Exercise task: Return the lines where the word "this" occurs.
:::::
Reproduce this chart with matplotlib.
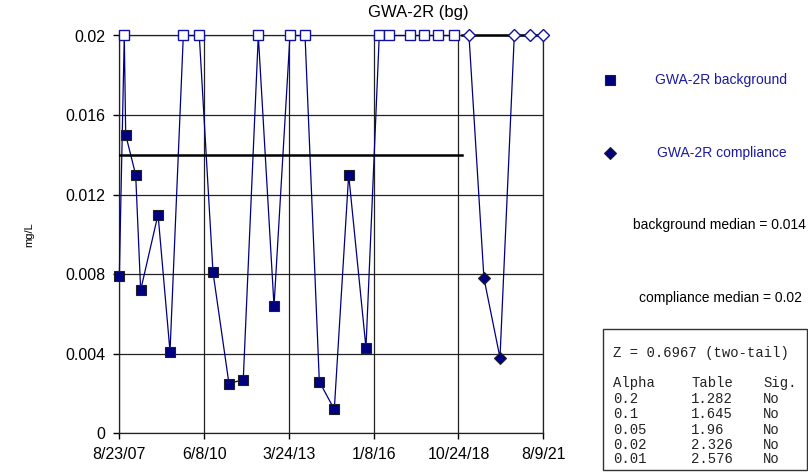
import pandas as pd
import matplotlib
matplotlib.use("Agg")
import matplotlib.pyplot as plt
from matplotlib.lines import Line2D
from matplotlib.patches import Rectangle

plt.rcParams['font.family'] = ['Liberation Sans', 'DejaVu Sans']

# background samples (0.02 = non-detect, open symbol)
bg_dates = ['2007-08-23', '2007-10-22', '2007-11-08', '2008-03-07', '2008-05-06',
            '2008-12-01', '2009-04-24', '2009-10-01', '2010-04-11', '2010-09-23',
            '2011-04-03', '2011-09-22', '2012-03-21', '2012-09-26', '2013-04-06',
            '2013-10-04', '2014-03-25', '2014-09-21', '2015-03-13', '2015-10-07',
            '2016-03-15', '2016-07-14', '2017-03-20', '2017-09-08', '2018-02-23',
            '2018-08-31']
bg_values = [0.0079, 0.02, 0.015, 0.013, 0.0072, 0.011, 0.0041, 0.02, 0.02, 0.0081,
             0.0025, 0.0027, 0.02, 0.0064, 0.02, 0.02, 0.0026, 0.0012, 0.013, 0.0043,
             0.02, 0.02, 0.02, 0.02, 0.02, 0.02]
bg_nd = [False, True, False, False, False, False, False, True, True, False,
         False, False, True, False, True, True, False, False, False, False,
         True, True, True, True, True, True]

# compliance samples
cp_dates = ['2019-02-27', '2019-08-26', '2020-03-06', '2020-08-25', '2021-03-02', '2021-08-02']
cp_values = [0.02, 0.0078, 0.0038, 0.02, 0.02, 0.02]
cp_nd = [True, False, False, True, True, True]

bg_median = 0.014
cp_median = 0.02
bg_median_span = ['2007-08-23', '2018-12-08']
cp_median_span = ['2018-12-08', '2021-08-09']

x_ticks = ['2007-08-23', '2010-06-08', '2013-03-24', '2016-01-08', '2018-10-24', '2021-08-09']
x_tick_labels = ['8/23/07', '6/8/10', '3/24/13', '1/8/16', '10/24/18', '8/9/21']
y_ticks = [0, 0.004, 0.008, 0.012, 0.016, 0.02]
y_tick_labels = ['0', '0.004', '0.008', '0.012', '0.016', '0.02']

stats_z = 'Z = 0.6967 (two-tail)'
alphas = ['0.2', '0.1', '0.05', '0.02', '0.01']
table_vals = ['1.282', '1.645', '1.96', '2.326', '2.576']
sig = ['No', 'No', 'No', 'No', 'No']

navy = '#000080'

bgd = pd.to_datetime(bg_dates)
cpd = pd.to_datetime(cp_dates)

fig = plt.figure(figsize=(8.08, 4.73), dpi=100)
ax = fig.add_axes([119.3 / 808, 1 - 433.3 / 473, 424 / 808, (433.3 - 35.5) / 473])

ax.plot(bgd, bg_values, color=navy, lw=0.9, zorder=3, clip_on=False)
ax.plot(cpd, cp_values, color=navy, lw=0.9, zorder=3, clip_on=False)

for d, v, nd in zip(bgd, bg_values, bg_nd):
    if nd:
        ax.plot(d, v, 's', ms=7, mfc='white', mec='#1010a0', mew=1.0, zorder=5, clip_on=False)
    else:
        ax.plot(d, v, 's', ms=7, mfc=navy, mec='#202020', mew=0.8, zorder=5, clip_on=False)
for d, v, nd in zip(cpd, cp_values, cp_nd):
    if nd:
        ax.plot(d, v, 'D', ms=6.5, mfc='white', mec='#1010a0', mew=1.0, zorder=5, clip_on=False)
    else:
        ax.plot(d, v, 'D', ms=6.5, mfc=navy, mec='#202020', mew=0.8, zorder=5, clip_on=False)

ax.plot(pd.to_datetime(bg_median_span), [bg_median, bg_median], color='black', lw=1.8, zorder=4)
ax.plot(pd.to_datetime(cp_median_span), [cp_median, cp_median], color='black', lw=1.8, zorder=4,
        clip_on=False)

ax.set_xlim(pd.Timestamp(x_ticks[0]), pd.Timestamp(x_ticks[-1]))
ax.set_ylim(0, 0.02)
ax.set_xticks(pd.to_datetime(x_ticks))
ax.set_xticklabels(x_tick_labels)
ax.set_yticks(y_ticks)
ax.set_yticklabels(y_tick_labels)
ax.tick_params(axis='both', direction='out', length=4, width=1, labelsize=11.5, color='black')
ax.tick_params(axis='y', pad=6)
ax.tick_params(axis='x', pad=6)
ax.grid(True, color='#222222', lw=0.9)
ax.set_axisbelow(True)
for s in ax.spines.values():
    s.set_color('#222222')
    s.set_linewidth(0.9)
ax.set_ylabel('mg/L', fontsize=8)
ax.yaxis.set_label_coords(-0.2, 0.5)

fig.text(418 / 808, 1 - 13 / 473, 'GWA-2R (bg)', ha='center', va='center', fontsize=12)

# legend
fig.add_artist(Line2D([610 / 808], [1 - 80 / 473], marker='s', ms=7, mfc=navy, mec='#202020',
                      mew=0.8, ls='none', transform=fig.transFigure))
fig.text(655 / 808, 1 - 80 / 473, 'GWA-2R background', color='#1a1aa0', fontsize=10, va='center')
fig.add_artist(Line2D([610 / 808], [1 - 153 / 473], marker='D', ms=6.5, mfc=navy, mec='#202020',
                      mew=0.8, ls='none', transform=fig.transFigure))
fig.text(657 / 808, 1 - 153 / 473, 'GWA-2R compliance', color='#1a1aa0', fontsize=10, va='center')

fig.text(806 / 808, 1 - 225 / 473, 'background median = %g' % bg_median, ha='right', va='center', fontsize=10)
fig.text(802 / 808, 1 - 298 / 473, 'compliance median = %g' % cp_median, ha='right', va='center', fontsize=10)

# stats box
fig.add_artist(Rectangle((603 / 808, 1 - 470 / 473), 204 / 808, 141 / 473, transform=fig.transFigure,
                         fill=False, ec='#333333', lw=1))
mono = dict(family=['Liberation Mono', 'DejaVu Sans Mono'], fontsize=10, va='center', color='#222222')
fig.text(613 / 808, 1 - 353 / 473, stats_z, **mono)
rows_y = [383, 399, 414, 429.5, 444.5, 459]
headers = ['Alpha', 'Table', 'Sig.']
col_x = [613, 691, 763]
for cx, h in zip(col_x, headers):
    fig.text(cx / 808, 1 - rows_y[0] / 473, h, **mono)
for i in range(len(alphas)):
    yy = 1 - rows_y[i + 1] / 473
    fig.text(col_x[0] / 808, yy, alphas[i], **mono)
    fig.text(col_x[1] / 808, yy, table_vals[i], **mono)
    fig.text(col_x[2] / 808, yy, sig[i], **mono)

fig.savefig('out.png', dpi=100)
:::::
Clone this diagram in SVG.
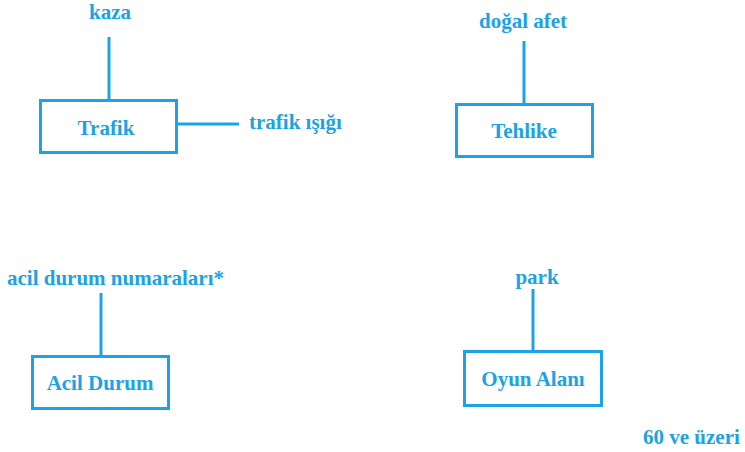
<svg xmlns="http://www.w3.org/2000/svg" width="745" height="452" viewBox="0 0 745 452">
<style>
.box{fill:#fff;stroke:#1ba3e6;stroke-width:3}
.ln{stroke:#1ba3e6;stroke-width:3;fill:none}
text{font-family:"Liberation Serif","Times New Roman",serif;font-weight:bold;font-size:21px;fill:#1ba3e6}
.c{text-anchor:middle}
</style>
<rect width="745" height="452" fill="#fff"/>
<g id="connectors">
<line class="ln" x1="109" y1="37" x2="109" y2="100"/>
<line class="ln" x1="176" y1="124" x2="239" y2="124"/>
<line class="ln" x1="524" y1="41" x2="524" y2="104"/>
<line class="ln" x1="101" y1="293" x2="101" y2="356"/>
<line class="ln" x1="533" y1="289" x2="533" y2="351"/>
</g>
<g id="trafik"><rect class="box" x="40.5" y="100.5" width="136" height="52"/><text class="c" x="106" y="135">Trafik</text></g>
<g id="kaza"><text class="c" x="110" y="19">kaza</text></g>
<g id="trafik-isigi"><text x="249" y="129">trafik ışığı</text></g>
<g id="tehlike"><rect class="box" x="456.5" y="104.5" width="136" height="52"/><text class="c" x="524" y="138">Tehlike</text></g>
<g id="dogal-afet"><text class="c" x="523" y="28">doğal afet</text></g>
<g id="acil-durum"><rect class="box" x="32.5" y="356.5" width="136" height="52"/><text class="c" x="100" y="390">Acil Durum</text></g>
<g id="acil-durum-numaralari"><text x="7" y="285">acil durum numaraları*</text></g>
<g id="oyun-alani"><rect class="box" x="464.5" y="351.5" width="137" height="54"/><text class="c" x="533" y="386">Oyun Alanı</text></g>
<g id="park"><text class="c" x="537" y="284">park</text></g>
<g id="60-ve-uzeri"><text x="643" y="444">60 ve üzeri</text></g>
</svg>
:::::
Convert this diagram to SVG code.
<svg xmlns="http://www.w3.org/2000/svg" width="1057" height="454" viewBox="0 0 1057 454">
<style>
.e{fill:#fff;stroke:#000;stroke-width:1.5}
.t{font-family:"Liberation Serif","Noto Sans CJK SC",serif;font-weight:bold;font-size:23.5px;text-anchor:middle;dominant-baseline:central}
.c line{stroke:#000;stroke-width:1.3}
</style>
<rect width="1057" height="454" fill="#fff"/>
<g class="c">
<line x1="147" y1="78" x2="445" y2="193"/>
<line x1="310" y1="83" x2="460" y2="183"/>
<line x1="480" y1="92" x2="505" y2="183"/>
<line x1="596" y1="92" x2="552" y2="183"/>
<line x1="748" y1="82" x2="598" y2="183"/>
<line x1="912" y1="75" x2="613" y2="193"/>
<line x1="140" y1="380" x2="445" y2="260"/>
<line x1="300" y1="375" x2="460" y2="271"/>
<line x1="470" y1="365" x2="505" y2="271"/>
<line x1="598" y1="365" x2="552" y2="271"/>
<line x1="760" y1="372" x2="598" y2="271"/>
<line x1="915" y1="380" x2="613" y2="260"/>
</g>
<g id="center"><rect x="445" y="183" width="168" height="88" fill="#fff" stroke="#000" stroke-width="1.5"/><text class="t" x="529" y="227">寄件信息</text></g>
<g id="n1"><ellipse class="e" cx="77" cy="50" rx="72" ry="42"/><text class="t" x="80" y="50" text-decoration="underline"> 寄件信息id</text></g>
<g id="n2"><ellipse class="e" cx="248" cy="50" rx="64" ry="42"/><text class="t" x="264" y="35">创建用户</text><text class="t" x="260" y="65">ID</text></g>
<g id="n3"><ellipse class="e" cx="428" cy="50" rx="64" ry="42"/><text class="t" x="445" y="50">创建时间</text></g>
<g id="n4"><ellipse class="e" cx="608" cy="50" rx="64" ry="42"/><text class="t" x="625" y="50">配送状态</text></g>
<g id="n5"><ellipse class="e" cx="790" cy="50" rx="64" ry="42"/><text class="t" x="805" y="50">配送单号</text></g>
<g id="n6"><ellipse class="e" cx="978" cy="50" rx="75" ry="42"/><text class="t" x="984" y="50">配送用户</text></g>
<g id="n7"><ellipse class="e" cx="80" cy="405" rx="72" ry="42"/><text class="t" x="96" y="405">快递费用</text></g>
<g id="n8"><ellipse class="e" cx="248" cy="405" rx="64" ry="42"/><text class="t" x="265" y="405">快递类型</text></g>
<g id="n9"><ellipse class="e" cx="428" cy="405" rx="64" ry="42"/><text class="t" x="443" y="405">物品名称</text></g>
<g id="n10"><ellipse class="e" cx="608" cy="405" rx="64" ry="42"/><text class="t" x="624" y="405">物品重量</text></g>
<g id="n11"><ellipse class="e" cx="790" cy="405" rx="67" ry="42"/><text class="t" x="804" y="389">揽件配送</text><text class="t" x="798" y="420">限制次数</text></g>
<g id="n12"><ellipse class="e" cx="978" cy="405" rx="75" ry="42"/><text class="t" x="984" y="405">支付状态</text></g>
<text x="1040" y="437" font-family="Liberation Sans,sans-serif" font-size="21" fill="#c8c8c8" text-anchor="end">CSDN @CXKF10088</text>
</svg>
:::::
Result:
Reproduce this chart with matplotlib.
Clone this diagram in SVG.
Convert this diagram to SVG code.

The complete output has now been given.